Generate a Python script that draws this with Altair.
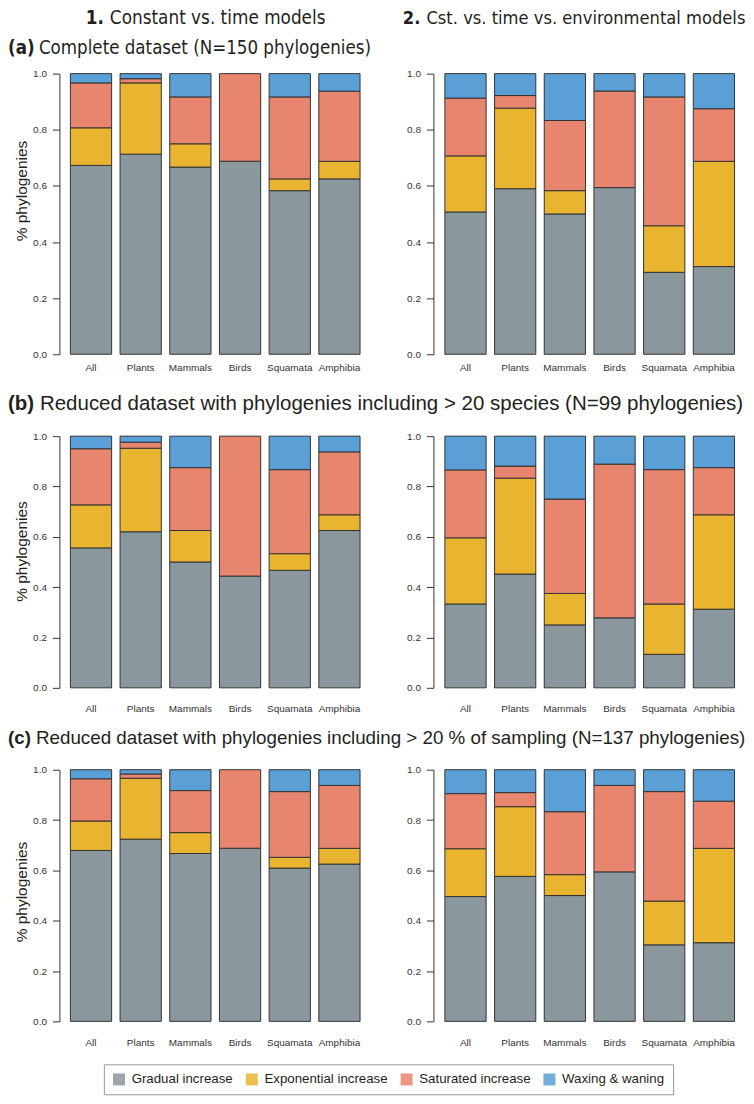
import altair as alt
import pandas as pd

groups = ["All", "Plants", "Mammals", "Birds", "Squamata", "Amphibia"]
models = ["Gradual increase", "Exponential increase", "Saturated increase", "Waxing & waning"]
model_colors = ["#8A989E", "#E9B430", "#E8856E", "#5A9FD5"]

# (a) complete dataset -- 1. constant vs time / 2. cst vs time vs env
a1_gradual     = [0.673, 0.713, 0.667, 0.688, 0.583, 0.625]
a1_exponential = [0.134, 0.254, 0.083, 0.0,   0.042, 0.0625]
a1_saturated   = [0.160, 0.015, 0.167, 0.312, 0.292, 0.25]
a1_waxing      = [0.033, 0.018, 0.083, 0.0,   0.083, 0.0625]

a2_gradual     = [0.507, 0.590, 0.500, 0.594, 0.292, 0.3125]
a2_exponential = [0.200, 0.287, 0.083, 0.0,   0.166, 0.375]
a2_saturated   = [0.206, 0.045, 0.250, 0.344, 0.459, 0.1875]
a2_waxing      = [0.087, 0.078, 0.167, 0.062, 0.083, 0.125]

# (b) > 20 species
b1_gradual     = [0.556, 0.620, 0.500, 0.444, 0.467, 0.625]
b1_exponential = [0.171, 0.332, 0.125, 0.0,   0.066, 0.0625]
b1_saturated   = [0.223, 0.024, 0.250, 0.556, 0.334, 0.25]
b1_waxing      = [0.050, 0.024, 0.125, 0.0,   0.133, 0.0625]

b2_gradual     = [0.333, 0.452, 0.250, 0.278, 0.133, 0.3125]
b2_exponential = [0.263, 0.381, 0.125, 0.0,   0.200, 0.375]
b2_saturated   = [0.270, 0.048, 0.375, 0.611, 0.534, 0.1875]
b2_waxing      = [0.134, 0.119, 0.250, 0.111, 0.133, 0.125]

# (c) > 20 % of sampling
c1_gradual     = [0.679, 0.724, 0.667, 0.688, 0.609, 0.625]
c1_exponential = [0.117, 0.242, 0.083, 0.0,   0.043, 0.0625]
c1_saturated   = [0.168, 0.017, 0.167, 0.312, 0.261, 0.25]
c1_waxing      = [0.036, 0.017, 0.083, 0.0,   0.087, 0.0625]

c2_gradual     = [0.496, 0.576, 0.500, 0.594, 0.304, 0.3125]
c2_exponential = [0.190, 0.277, 0.083, 0.0,   0.174, 0.375]
c2_saturated   = [0.219, 0.056, 0.250, 0.3435, 0.435, 0.1875]
c2_waxing      = [0.095, 0.091, 0.167, 0.0625, 0.087, 0.125]

panels_values = [
    [a1_gradual, a1_exponential, a1_saturated, a1_waxing],
    [a2_gradual, a2_exponential, a2_saturated, a2_waxing],
    [b1_gradual, b1_exponential, b1_saturated, b1_waxing],
    [b2_gradual, b2_exponential, b2_saturated, b2_waxing],
    [c1_gradual, c1_exponential, c1_saturated, c1_waxing],
    [c2_gradual, c2_exponential, c2_saturated, c2_waxing],
]

col_headers = [("1.", "Constant vs. time models"),
               ("2.", "Cst. vs. time vs. environmental models")]
row_titles = [("(a)", "Complete dataset (N=150 phylogenies)"),
              ("(b)", "Reduced dataset with phylogenies including > 20 species (N=99 phylogenies)"),
              ("(c)", "Reduced dataset with phylogenies including > 20 % of sampling (N=137 phylogenies)")]

SANS = "Liberation Sans"
NARROW = "Liberation Sans Narrow, DejaVu Sans Condensed, Arial Narrow, Liberation Sans"
TXT = "#231F20"

W = 299
row_heights = [281, 252, 252]
x_label_pad = [8, 16, 16]
y_title_pos = [117, 115, 122]


def txt(s, x, y, size, bold=False, font=SANS, align="left"):
    return alt.Chart(alt.Data(values=[{"t": s}])).mark_text(
        align=align, baseline="alphabetic", font=font, fontSize=size,
        fontWeight="bold" if bold else "normal", color=TXT
    ).encode(x=alt.value(x), y=alt.value(y), text="t:N")


legend = alt.Legend(
    title=None, orient="none", legendX=38, legendY=992, direction="horizontal",
    symbolType="square", symbolSize=144, symbolStrokeWidth=0, symbolOpacity=0.85,
    labelFont=SANS, labelFontSize=13.3, labelColor=TXT, labelOffset=6,
    columnPadding=12, padding=8.5, strokeColor="#9a9a9a", fillColor="white",
)


def panel(vals, row, col):
    recs = []
    for gi, g in enumerate(groups):
        for mi, m in enumerate(models):
            v = vals[mi][gi]
            if v > 0:
                recs.append({"group": g, "model": m, "value": v, "idx": mi})
    df = pd.DataFrame(recs)
    left = col == 0
    ax = dict(values=[0, 0.2, 0.4, 0.6, 0.8, 1.0], format=".1f", grid=False,
              domain=True, ticks=True, tickSize=7, labelPadding=6,
              offset=6.5 if left else 7, labelFontSize=10)
    if left:
        ax.update(titleX=-38, titleY=y_title_pos[row], titleBaseline="middle",
                  titleAlign="center", titleAngle=270)
    y = alt.Y("value:Q", stack="zero",
              scale=alt.Scale(domain=[0, 1], nice=False),
              axis=alt.Axis(**ax),
              title="% phylogenies" if left else None)
    x = alt.X("group:N", sort=groups, title=None,
              scale=alt.Scale(paddingInner=0.17, paddingOuter=0.09),
              axis=alt.Axis(labelAngle=0, ticks=False, tickSize=0, domain=False,
                            labelPadding=x_label_pad[row], labelFontSize=10))
    bars = alt.Chart(df).mark_bar(stroke="#333333", strokeWidth=1).encode(
        x=x, y=y,
        color=alt.Color("model:N", scale=alt.Scale(domain=models, range=model_colors),
                        legend=legend),
        order=alt.Order("idx:Q", sort="ascending"),
    )
    layers = [bars]
    if row == 0:
        num, rest = col_headers[col]
        if col == 0:
            layers += [txt(num, 38, -50, 18.8, True, NARROW, "right"),
                       txt(rest, 44, -50, 18.8, False, NARROW)]
        else:
            layers += [txt(num, -20, -50, 18.2, True, NARROW, "right"),
                       txt(rest, -14, -50, 18.2, False, NARROW)]
    if col == 0:
        lab, rest = row_titles[row]
        if row == 0:
            layers += [txt(lab, -58, -20, 18.6, True, NARROW),
                       txt(rest, -27, -20, 18.6, False, NARROW)]
        elif row == 1:
            layers += [txt(lab, -58, -26, 20.5, True, SANS),
                       txt(rest, -26, -26, 20.5, False, SANS)]
        else:
            layers += [txt(lab, -58, -26, 18.8, True, SANS),
                       txt(rest, -30, -26, 18.8, False, SANS)]
    return alt.layer(*layers).properties(width=W, height=row_heights[row])


charts = []
for i, vals in enumerate(panels_values):
    charts.append(panel(vals, i // 2, i % 2))

chart = alt.concat(
    *charts, columns=2, spacing={"row": 82, "column": 76},
    bounds="flush", align="each"
).properties(padding=0).configure_view(strokeWidth=0).configure_axis(
    labelFont=SANS, labelColor="#333333", domainColor="#333333", tickColor="#333333",
    titleFont=SANS, titleFontSize=15.5, titleFontWeight="normal", titleColor=TXT,
)

chart.save("out.html", embed_options={"renderer": "svg", "actions": False})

=== Given request ===
Copy the whole listing above word for word but do not carry over the pictures.

=== Expected answer ===
Generate a Python script that draws this with Altair.
import altair as alt
import pandas as pd

groups = ["All", "Plants", "Mammals", "Birds", "Squamata", "Amphibia"]
models = ["Gradual increase", "Exponential increase", "Saturated increase", "Waxing & waning"]
model_colors = ["#8A989E", "#E9B430", "#E8856E", "#5A9FD5"]

# (a) complete dataset -- 1. constant vs time / 2. cst vs time vs env
a1_gradual     = [0.673, 0.713, 0.667, 0.688, 0.583, 0.625]
a1_exponential = [0.134, 0.254, 0.083, 0.0,   0.042, 0.0625]
a1_saturated   = [0.160, 0.015, 0.167, 0.312, 0.292, 0.25]
a1_waxing      = [0.033, 0.018, 0.083, 0.0,   0.083, 0.0625]

a2_gradual     = [0.507, 0.590, 0.500, 0.594, 0.292, 0.3125]
a2_exponential = [0.200, 0.287, 0.083, 0.0,   0.166, 0.375]
a2_saturated   = [0.206, 0.045, 0.250, 0.344, 0.459, 0.1875]
a2_waxing      = [0.087, 0.078, 0.167, 0.062, 0.083, 0.125]

# (b) > 20 species
b1_gradual     = [0.556, 0.620, 0.500, 0.444, 0.467, 0.625]
b1_exponential = [0.171, 0.332, 0.125, 0.0,   0.066, 0.0625]
b1_saturated   = [0.223, 0.024, 0.250, 0.556, 0.334, 0.25]
b1_waxing      = [0.050, 0.024, 0.125, 0.0,   0.133, 0.0625]

b2_gradual     = [0.333, 0.452, 0.250, 0.278, 0.133, 0.3125]
b2_exponential = [0.263, 0.381, 0.125, 0.0,   0.200, 0.375]
b2_saturated   = [0.270, 0.048, 0.375, 0.611, 0.534, 0.1875]
b2_waxing      = [0.134, 0.119, 0.250, 0.111, 0.133, 0.125]

# (c) > 20 % of sampling
c1_gradual     = [0.679, 0.724, 0.667, 0.688, 0.609, 0.625]
c1_exponential = [0.117, 0.242, 0.083, 0.0,   0.043, 0.0625]
c1_saturated   = [0.168, 0.017, 0.167, 0.312, 0.261, 0.25]
c1_waxing      = [0.036, 0.017, 0.083, 0.0,   0.087, 0.0625]

c2_gradual     = [0.496, 0.576, 0.500, 0.594, 0.304, 0.3125]
c2_exponential = [0.190, 0.277, 0.083, 0.0,   0.174, 0.375]
c2_saturated   = [0.219, 0.056, 0.250, 0.3435, 0.435, 0.1875]
c2_waxing      = [0.095, 0.091, 0.167, 0.0625, 0.087, 0.125]

panels_values = [
    [a1_gradual, a1_exponential, a1_saturated, a1_waxing],
    [a2_gradual, a2_exponential, a2_saturated, a2_waxing],
    [b1_gradual, b1_exponential, b1_saturated, b1_waxing],
    [b2_gradual, b2_exponential, b2_saturated, b2_waxing],
    [c1_gradual, c1_exponential, c1_saturated, c1_waxing],
    [c2_gradual, c2_exponential, c2_saturated, c2_waxing],
]

col_headers = [("1.", "Constant vs. time models"),
               ("2.", "Cst. vs. time vs. environmental models")]
row_titles = [("(a)", "Complete dataset (N=150 phylogenies)"),
              ("(b)", "Reduced dataset with phylogenies including > 20 species (N=99 phylogenies)"),
              ("(c)", "Reduced dataset with phylogenies including > 20 % of sampling (N=137 phylogenies)")]

SANS = "Liberation Sans"
NARROW = "Liberation Sans Narrow, DejaVu Sans Condensed, Arial Narrow, Liberation Sans"
TXT = "#231F20"

W = 299
row_heights = [281, 252, 252]
x_label_pad = [8, 16, 16]
y_title_pos = [117, 115, 122]


def txt(s, x, y, size, bold=False, font=SANS, align="left"):
    return alt.Chart(alt.Data(values=[{"t": s}])).mark_text(
        align=align, baseline="alphabetic", font=font, fontSize=size,
        fontWeight="bold" if bold else "normal", color=TXT
    ).encode(x=alt.value(x), y=alt.value(y), text="t:N")


legend = alt.Legend(
    title=None, orient="none", legendX=38, legendY=992, direction="horizontal",
    symbolType="square", symbolSize=144, symbolStrokeWidth=0, symbolOpacity=0.85,
    labelFont=SANS, labelFontSize=13.3, labelColor=TXT, labelOffset=6,
    columnPadding=12, padding=8.5, strokeColor="#9a9a9a", fillColor="white",
)


def panel(vals, row, col):
    recs = []
    for gi, g in enumerate(groups):
        for mi, m in enumerate(models):
            v = vals[mi][gi]
            if v > 0:
                recs.append({"group": g, "model": m, "value": v, "idx": mi})
    df = pd.DataFrame(recs)
    left = col == 0
    ax = dict(values=[0, 0.2, 0.4, 0.6, 0.8, 1.0], format=".1f", grid=False,
              domain=True, ticks=True, tickSize=7, labelPadding=6,
              offset=6.5 if left else 7, labelFontSize=10)
    if left:
        ax.update(titleX=-38, titleY=y_title_pos[row], titleBaseline="middle",
                  titleAlign="center", titleAngle=270)
    y = alt.Y("value:Q", stack="zero",
              scale=alt.Scale(domain=[0, 1], nice=False),
              axis=alt.Axis(**ax),
              title="% phylogenies" if left else None)
    x = alt.X("group:N", sort=groups, title=None,
              scale=alt.Scale(paddingInner=0.17, paddingOuter=0.09),
              axis=alt.Axis(labelAngle=0, ticks=False, tickSize=0, domain=False,
                            labelPadding=x_label_pad[row], labelFontSize=10))
    bars = alt.Chart(df).mark_bar(stroke="#333333", strokeWidth=1).encode(
        x=x, y=y,
        color=alt.Color("model:N", scale=alt.Scale(domain=models, range=model_colors),
                        legend=legend),
        order=alt.Order("idx:Q", sort="ascending"),
    )
    layers = [bars]
    if row == 0:
        num, rest = col_headers[col]
        if col == 0:
            layers += [txt(num, 38, -50, 18.8, True, NARROW, "right"),
                       txt(rest, 44, -50, 18.8, False, NARROW)]
        else:
            layers += [txt(num, -20, -50, 18.2, True, NARROW, "right"),
                       txt(rest, -14, -50, 18.2, False, NARROW)]
    if col == 0:
        lab, rest = row_titles[row]
        if row == 0:
            layers += [txt(lab, -58, -20, 18.6, True, NARROW),
                       txt(rest, -27, -20, 18.6, False, NARROW)]
        elif row == 1:
            layers += [txt(lab, -58, -26, 20.5, True, SANS),
                       txt(rest, -26, -26, 20.5, False, SANS)]
        else:
            layers += [txt(lab, -58, -26, 18.8, True, SANS),
                       txt(rest, -30, -26, 18.8, False, SANS)]
    return alt.layer(*layers).properties(width=W, height=row_heights[row])


charts = []
for i, vals in enumerate(panels_values):
    charts.append(panel(vals, i // 2, i % 2))

chart = alt.concat(
    *charts, columns=2, spacing={"row": 82, "column": 76},
    bounds="flush", align="each"
).properties(padding=0).configure_view(strokeWidth=0).configure_axis(
    labelFont=SANS, labelColor="#333333", domainColor="#333333", tickColor="#333333",
    titleFont=SANS, titleFontSize=15.5, titleFontWeight="normal", titleColor=TXT,
)

chart.save("out.html", embed_options={"renderer": "svg", "actions": False})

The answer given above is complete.